In this tutorial, we will have a look at token classification, where each word can have a label. As a demonstration, we will teach a rudimentary model to identify all words which are persons or locations in a given text. In the literature, such a task is also referred to as named entity recognition (NER).

Markup language

For token classification, we face new demands for the representation of our data, which we solve by using a form of markup language. Let us look at an example: “Today <person>Mary Louise</person> flies to <location>Vienna</location>.” Here, “Mary Louise” is marked as a person and “Vienna” is marked as a location by placing them between a start tag <{label_name}> and an end tag </{label_name}>. For this to work properly, every “<” or “>” in the original text has to be escaped (i.e. replaced by “\>” and “\>”).

Be aware that nested labels are not allowed

Import model

[ ]:
from autonlu import Model

Initialize the model for token classification

We have to tell the model that we intend to do token classification. So we have to pass the argument task="token_classification" in the constructor of Model. (Remark: The standard value for task is "classification", which is used if it’s not set explicitly). This corresponds to all “tasks” shown in the previous tutorials (label, class, and classlabel tasks).

[7]:
model = Model(model_folder="albert-base-v2", task="token_classification")
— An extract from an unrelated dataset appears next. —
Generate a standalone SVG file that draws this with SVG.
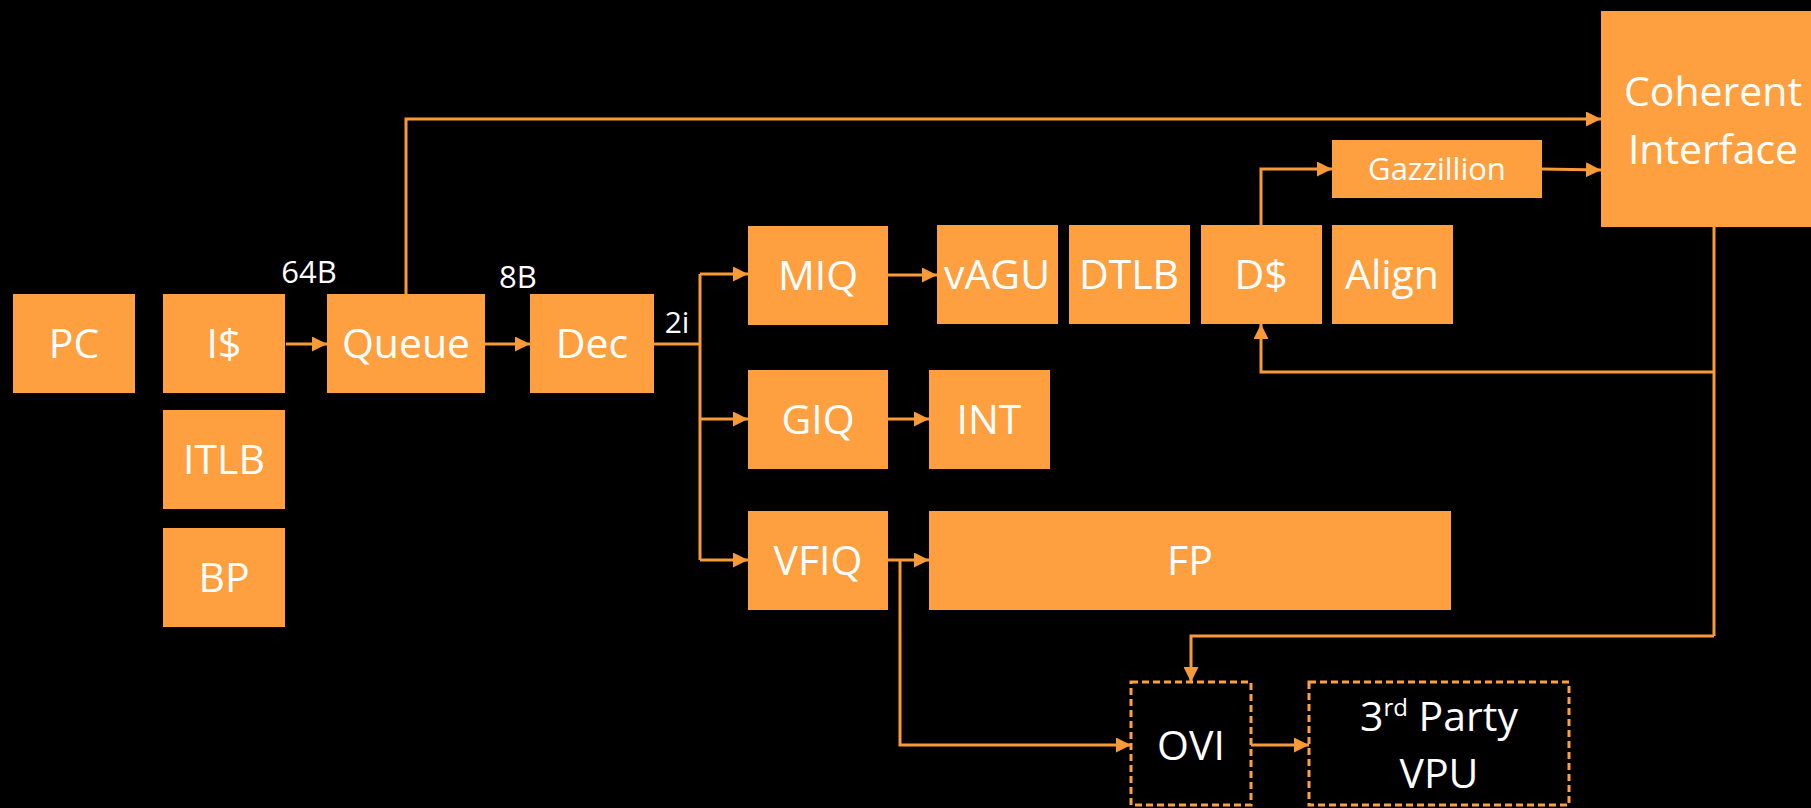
<svg xmlns="http://www.w3.org/2000/svg" width="1811" height="808" viewBox="0 0 1811 808">
<defs>
<style>
.box{fill:#FFA040}
.dash{fill:#000;stroke:#FFA040;stroke-width:3;stroke-dasharray:7,4}
.t{fill:#fff;font-family:"Open Sans","Noto Sans",sans-serif;font-size:41px;text-anchor:middle}
.s{fill:#fff;font-family:"Open Sans","Noto Sans",sans-serif;font-size:31px;text-anchor:middle}
.ln{fill:none;stroke:#F99A38;stroke-width:3}
.ar{marker-end:url(#ah)}
</style>
<marker id="ah" viewBox="0 0 15 15" refX="15" refY="7.5" markerWidth="15" markerHeight="15" markerUnits="userSpaceOnUse" orient="auto">
<path d="M0,0 L15,7.5 L0,15 z" fill="#F99A38"/>
</marker>
</defs>
<rect width="1811" height="808" fill="#000"/>
<g id="connectors">
<path class="ln ar" d="M286,344 H327"/>
<path class="ln ar" d="M485,344 H530"/>
<path class="ln" d="M654,344 H700"/>
<path class="ln" d="M700,274 V560"/>
<path class="ln ar" d="M700,274 H748"/>
<path class="ln ar" d="M700,419 H748"/>
<path class="ln ar" d="M700,560 H748"/>
<path class="ln ar" d="M406,294 V119 H1601"/>
<path class="ln ar" d="M888,275 H937"/>
<path class="ln ar" d="M888,419 H929"/>
<path class="ln ar" d="M888,560 H929"/>
<path class="ln ar" d="M1261,225 V169 H1332"/>
<path class="ln ar" d="M1542,169 L1601,170"/>
<path class="ln" d="M1714,227 V636"/>
<path class="ln ar" d="M1714,372 H1261 V324"/>
<path class="ln ar" d="M1714,636 H1191 V682"/>
<path class="ln ar" d="M900,560 V745 H1131"/>
<path class="ln ar" d="M1251,745 H1309"/>
</g>
<g id="pc"><rect class="box" x="13" y="294" width="122" height="99"/><text class="t" x="74" y="358">PC</text></g>
<g id="icache"><rect class="box" x="163" y="294" width="122" height="99"/><text class="t" x="224" y="358">I$</text></g>
<g id="itlb"><rect class="box" x="163" y="410" width="122" height="99"/><text class="t" x="224" y="474">ITLB</text></g>
<g id="bp"><rect class="box" x="163" y="528" width="122" height="99"/><text class="t" x="224" y="592">BP</text></g>
<g id="queue"><rect class="box" x="327" y="294" width="158" height="99"/><text class="t" x="406" y="358">Queue</text></g>
<g id="dec"><rect class="box" x="530" y="294" width="124" height="99"/><text class="t" x="592" y="358">Dec</text></g>
<g id="labels">
<text class="s" x="309" y="283">64B</text>
<text class="s" x="518" y="288">8B</text>
<text class="s" x="677" y="333" style="font-size:30px">2i</text>
</g>
<g id="miq"><rect class="box" x="748" y="226" width="140" height="99"/><text class="t" x="818" y="290">MIQ</text></g>
<g id="vagu"><rect class="box" x="937" y="225" width="121" height="99"/><text class="t" x="997" y="289">vAGU</text></g>
<g id="dtlb"><rect class="box" x="1069" y="225" width="121" height="99"/><text class="t" x="1129" y="289">DTLB</text></g>
<g id="dcache"><rect class="box" x="1201" y="225" width="121" height="99"/><text class="t" x="1261" y="289">D$</text></g>
<g id="align"><rect class="box" x="1332" y="225" width="121" height="99"/><text class="t" x="1392" y="289">Align</text></g>
<g id="gazzillion"><rect class="box" x="1332" y="140" width="210" height="58"/><text class="t" x="1437" y="180" style="font-size:31px">Gazzillion</text></g>
<g id="coherent"><rect class="box" x="1601" y="11" width="230" height="216"/><text class="t" x="1713" y="106">Coherent</text><text class="t" x="1713" y="164">Interface</text></g>
<g id="giq"><rect class="box" x="748" y="370" width="140" height="99"/><text class="t" x="818" y="434">GIQ</text></g>
<g id="int"><rect class="box" x="929" y="370" width="121" height="99"/><text class="t" x="989" y="434">INT</text></g>
<g id="vfiq"><rect class="box" x="748" y="511" width="140" height="99"/><text class="t" x="818" y="575">VFIQ</text></g>
<g id="fp"><rect class="box" x="929" y="511" width="522" height="99"/><text class="t" x="1190" y="575">FP</text></g>
<g id="ovi"><rect class="dash" x="1131" y="682" width="120" height="123"/><text class="t" x="1191" y="760">OVI</text></g>
<g id="vpu"><rect class="dash" x="1309" y="682" width="260" height="123"/><text class="t" x="1439" y="731">3<tspan dy="-15" style="font-size:24px">rd</tspan><tspan dy="15"> Party</tspan></text><text class="t" x="1439" y="788">VPU</text></g>
</svg>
Prepare data and train the model

For this demonstration, we restrict ourselves to a very simple model, which we train with only 4 markup language sentences joined in a list. For our tiny training set, we reduce the value of nb_opti_steps to 30 to finish the training quickly.

[ ]:
Xtrain = ["Today <person>Mary Louise</person> flies to <location>Vienna</location>.",
          "<person>Anna</person> loves the volcanos in <location>Iceland</location>.",
          "<location>London</location> was visited by <person>Tom</person>.",
          "<person>John Doe</person> lives in <location>Germany</location>."]
model.train(X=Xtrain, do_evaluation=False, learning_rate=1e-3, nb_opti_steps=30)

Test the model

We test our simple model with a single sentence. For prediction, we can either use a plain text or a markup language text with label information (which are ignored for prediction). For evaluation, we need the correct label information and hence, samples in markup language are required.

[4]:
Xtest_predict = ["Yesterday, George Miller came back from Denver."]
Xtest_eval = ["Yesterday, <person>George Miller</person> came back from <location>Denver</location>."]

Prediction

[10]:
prediction = model.predict(Xtest_predict)
print(prediction[0])
Yesterday, <person>George Miller</person> came back from <location>Denver</location>.

Evaluation

[12]:
result_dict = model.evaluate(Xtest_eval)
print(result_dict)
{'accuracy': 1.0, 'f1_weighted': 1.0, 'precision_weighted': 1.0, 'recall_weighted': 1.0}

Final reminder

In our artificial data, the characters “<” and “>” did not appear. However, in real data, they might appear. As mentioned above, these two characters have to be replaced by “\<” and “\>”. In Python, a simple “\” is represented by “\”, so the correct replacement is “\>” and “\<”. Obviously, this replacement has to be done before we set the markup tags (the “<” and “>” in the markup tags must not be escaped).